Blue Circle's chief executive, Rick Haythornthwaite, is still looking over his shoulder at 20 per cent shareholder Lafarge, which was left with the stake after its bid for Blue Circle failed. However, say City analysts, the former prey has now turned hunter, and is understood to be looking into a £1bn purchase of Japan's premier cement-maker, Taiheiyo.

Although it declines to comment on market speculation, Blue Circle is widely known to be considering where to plant its next flag. Around it, rivals are scrambling to buy, in what Ken Rumph of Merrill Lynch calls a "land grab".

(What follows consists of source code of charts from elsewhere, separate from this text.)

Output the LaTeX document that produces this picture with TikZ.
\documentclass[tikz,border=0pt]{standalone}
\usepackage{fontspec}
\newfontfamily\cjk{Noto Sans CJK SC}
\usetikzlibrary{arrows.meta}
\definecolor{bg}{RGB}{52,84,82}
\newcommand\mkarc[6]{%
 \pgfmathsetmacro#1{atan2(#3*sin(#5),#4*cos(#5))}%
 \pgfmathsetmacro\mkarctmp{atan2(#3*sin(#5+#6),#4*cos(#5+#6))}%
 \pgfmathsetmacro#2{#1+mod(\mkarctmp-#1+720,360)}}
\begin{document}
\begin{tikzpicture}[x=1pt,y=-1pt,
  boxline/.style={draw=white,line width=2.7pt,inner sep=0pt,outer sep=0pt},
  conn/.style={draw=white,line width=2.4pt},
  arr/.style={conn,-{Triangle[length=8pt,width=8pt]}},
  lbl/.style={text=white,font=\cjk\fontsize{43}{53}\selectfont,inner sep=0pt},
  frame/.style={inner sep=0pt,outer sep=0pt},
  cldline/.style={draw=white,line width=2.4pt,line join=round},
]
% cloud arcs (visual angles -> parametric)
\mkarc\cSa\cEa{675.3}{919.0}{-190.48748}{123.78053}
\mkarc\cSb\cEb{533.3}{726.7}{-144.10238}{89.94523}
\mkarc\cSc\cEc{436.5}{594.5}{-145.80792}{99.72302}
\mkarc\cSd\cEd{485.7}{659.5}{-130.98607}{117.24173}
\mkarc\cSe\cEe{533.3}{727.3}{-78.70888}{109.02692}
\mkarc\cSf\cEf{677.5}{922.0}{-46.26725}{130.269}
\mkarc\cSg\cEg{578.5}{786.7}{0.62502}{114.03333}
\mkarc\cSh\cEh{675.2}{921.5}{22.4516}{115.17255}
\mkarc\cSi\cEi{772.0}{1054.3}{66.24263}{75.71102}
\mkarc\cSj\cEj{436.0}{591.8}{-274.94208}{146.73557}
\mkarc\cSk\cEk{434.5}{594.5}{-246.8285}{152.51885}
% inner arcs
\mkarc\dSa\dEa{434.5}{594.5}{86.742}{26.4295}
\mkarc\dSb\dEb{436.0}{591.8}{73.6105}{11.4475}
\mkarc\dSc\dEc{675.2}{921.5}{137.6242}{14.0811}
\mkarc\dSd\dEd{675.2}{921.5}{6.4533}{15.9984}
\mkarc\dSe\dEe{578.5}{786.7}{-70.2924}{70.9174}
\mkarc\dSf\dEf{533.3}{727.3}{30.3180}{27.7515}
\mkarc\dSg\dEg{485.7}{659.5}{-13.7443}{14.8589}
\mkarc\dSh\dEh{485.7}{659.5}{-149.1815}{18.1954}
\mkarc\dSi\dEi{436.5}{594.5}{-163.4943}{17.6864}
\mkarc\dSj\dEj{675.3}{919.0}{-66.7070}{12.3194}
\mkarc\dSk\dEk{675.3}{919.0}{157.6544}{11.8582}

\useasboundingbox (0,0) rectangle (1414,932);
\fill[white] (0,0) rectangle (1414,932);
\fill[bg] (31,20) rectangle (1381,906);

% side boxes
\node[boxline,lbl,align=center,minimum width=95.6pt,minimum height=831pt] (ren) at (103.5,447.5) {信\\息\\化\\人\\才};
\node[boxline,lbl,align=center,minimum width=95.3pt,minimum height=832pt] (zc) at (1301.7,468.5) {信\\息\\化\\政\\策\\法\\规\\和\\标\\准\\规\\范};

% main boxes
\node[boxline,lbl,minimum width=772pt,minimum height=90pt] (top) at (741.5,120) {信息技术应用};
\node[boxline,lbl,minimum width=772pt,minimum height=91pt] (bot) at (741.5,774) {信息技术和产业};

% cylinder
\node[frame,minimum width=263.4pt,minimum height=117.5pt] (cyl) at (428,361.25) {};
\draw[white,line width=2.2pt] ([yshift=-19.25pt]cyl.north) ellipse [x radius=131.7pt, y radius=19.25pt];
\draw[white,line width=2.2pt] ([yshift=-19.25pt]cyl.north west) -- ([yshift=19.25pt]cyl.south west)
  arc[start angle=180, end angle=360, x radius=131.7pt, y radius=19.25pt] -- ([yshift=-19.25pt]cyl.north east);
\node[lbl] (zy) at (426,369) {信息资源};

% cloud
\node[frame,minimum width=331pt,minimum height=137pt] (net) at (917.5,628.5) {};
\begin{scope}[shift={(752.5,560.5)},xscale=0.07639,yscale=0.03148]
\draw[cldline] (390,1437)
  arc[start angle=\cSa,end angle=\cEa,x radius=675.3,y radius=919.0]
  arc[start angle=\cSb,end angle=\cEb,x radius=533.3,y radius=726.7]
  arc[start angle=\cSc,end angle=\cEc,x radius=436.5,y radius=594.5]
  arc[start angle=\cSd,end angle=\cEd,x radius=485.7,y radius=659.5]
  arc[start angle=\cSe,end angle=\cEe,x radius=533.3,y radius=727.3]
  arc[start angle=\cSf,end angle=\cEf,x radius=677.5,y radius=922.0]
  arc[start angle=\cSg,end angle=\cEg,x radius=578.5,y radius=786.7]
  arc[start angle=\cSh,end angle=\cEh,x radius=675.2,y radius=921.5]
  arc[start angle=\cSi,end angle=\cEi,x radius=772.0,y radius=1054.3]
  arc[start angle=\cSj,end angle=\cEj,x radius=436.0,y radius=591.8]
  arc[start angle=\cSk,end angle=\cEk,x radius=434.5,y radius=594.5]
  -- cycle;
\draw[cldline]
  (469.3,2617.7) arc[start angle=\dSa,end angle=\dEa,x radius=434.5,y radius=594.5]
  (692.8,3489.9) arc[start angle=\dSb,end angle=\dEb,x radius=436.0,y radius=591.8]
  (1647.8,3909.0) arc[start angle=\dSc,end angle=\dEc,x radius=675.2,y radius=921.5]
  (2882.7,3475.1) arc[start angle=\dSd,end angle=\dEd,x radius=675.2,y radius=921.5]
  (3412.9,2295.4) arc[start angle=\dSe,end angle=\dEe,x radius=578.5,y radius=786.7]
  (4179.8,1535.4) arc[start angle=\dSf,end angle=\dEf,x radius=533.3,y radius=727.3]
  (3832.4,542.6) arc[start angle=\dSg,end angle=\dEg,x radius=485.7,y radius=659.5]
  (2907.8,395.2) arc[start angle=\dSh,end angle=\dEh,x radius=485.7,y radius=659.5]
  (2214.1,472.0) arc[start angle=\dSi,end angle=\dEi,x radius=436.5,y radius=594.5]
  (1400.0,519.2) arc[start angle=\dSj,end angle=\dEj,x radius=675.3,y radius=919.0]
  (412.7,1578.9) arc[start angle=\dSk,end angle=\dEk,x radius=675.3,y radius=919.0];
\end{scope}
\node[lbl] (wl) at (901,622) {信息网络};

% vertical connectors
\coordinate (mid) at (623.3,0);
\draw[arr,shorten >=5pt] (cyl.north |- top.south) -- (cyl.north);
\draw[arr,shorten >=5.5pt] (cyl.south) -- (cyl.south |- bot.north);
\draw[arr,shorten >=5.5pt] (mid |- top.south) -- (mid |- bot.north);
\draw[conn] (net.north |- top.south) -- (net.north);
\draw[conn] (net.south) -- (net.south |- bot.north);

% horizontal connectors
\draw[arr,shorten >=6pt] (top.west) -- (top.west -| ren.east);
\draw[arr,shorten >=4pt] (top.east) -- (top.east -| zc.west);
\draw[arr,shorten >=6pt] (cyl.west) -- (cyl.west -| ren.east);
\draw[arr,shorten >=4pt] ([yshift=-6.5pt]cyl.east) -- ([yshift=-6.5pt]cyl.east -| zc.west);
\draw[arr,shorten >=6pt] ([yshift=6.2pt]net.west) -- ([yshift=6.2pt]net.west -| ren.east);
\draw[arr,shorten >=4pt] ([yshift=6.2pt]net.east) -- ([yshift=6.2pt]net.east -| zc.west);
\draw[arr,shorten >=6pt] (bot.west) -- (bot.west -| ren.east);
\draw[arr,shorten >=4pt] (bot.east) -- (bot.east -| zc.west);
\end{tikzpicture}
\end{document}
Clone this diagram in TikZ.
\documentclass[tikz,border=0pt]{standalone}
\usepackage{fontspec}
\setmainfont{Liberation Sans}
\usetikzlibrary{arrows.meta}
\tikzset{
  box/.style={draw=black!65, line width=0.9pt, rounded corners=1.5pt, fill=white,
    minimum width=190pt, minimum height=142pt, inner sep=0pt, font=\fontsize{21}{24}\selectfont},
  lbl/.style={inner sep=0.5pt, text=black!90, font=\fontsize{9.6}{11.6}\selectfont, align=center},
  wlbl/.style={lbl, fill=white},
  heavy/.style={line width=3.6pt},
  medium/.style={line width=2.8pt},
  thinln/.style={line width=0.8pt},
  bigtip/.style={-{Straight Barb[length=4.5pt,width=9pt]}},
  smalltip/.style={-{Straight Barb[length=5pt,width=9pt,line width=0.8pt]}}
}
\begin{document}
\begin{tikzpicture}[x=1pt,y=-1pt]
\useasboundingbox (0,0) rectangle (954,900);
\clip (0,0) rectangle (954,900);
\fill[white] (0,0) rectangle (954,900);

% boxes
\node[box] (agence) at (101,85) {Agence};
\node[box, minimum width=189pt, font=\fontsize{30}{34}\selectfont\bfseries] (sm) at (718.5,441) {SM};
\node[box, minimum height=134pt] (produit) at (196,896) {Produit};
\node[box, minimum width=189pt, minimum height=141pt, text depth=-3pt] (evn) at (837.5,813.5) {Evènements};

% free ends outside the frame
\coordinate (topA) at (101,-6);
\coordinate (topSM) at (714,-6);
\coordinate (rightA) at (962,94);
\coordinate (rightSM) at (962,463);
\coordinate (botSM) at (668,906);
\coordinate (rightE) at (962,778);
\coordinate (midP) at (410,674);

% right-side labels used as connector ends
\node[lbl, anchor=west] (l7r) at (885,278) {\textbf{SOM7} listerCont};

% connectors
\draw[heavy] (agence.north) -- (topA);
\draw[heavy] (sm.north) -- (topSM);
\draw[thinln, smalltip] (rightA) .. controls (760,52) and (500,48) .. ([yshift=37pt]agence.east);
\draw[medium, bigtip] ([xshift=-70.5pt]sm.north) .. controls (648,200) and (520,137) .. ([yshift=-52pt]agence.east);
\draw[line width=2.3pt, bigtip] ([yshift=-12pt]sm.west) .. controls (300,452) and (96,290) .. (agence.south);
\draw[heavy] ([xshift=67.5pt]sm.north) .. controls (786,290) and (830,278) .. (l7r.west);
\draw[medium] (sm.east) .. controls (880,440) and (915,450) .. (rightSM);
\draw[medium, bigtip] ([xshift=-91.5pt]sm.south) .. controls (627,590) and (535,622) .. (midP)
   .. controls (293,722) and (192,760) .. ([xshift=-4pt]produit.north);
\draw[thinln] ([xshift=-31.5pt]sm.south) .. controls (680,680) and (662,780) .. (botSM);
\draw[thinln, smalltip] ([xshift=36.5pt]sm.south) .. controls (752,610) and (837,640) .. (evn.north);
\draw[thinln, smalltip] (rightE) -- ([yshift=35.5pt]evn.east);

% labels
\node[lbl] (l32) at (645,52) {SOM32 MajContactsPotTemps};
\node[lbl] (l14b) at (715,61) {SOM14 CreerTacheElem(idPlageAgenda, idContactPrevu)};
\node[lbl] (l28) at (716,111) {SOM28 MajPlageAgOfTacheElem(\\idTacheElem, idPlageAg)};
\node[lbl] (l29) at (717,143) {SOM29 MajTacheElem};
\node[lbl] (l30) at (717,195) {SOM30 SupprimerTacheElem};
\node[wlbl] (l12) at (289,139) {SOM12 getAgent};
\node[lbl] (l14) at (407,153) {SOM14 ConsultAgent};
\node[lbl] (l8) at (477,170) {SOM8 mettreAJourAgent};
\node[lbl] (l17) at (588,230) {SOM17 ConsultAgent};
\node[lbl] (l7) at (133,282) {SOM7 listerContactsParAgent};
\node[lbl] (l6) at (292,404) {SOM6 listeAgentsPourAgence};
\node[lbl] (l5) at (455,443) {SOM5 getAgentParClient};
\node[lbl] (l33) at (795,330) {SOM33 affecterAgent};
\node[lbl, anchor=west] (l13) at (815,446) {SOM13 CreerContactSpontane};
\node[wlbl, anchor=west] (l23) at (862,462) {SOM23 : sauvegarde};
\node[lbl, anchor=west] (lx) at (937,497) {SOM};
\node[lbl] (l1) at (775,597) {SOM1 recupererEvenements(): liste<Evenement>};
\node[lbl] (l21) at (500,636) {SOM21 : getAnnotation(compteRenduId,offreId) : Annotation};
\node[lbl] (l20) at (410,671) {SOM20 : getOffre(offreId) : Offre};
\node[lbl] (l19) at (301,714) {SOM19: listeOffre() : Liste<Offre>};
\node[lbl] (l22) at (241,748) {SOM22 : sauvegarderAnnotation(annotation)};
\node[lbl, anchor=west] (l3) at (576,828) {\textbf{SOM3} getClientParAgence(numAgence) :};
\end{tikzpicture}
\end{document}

Switzerland's Holderbank and Mexico's Cemex are both pursuing Portugal's Cimpor. Meanwhile, Germany's Heidelberger and Dyckerhoff are digesting last year's major deals and pondering the future of their formerly rock-solid shareholder bases after capital gains tax reform.

Unfortunately, the City did not respond well to Blue Circle's previous buys in Asia, which explains the company's cautious approach to the area. But observers believe that Blue Circle, after a lengthy period of prompting, has now decided the time may be right.

There are two chief drivers behind the industry's current enthusiasm for corporate activity. The main one is that acquisitions are now seen as the only way of generating serious growth.

During the 1980s, Holderbank set the pace with a dizzying series of foreign acquisitions. The logic was clear: the way to reduce the effects of a highly cyclical domestic market was to set it against a portfolio of differently timed foreign cycles.

The rest of the industry has taken time to catch up with that view, but as Lafarge, Blue Circle and Cemex have found, it is the only way. If successful in acquiring Taiheiyo, Blue Circle will have operations in Japan, China and the US.

The other driver is the unique breakdown of the sector. In contrast with other commodity-type industries, such as mining or chemicals, the 10 biggest companies control only 30 per cent of the market. Long constrained by tough local anti-trust laws, the industry is now testing its strength as many barriers are falling.

The premiership status of even the biggest players is under constant threat from high-flying smaller players. Companies dominating small domestic markets in South America or Eastern Europe have little problem expanding their businesses into neighbouring countries. It does not take long before their cut of the global market rivals that of the big boys. Cemex, a rare global titan from Mexico, is a prime example.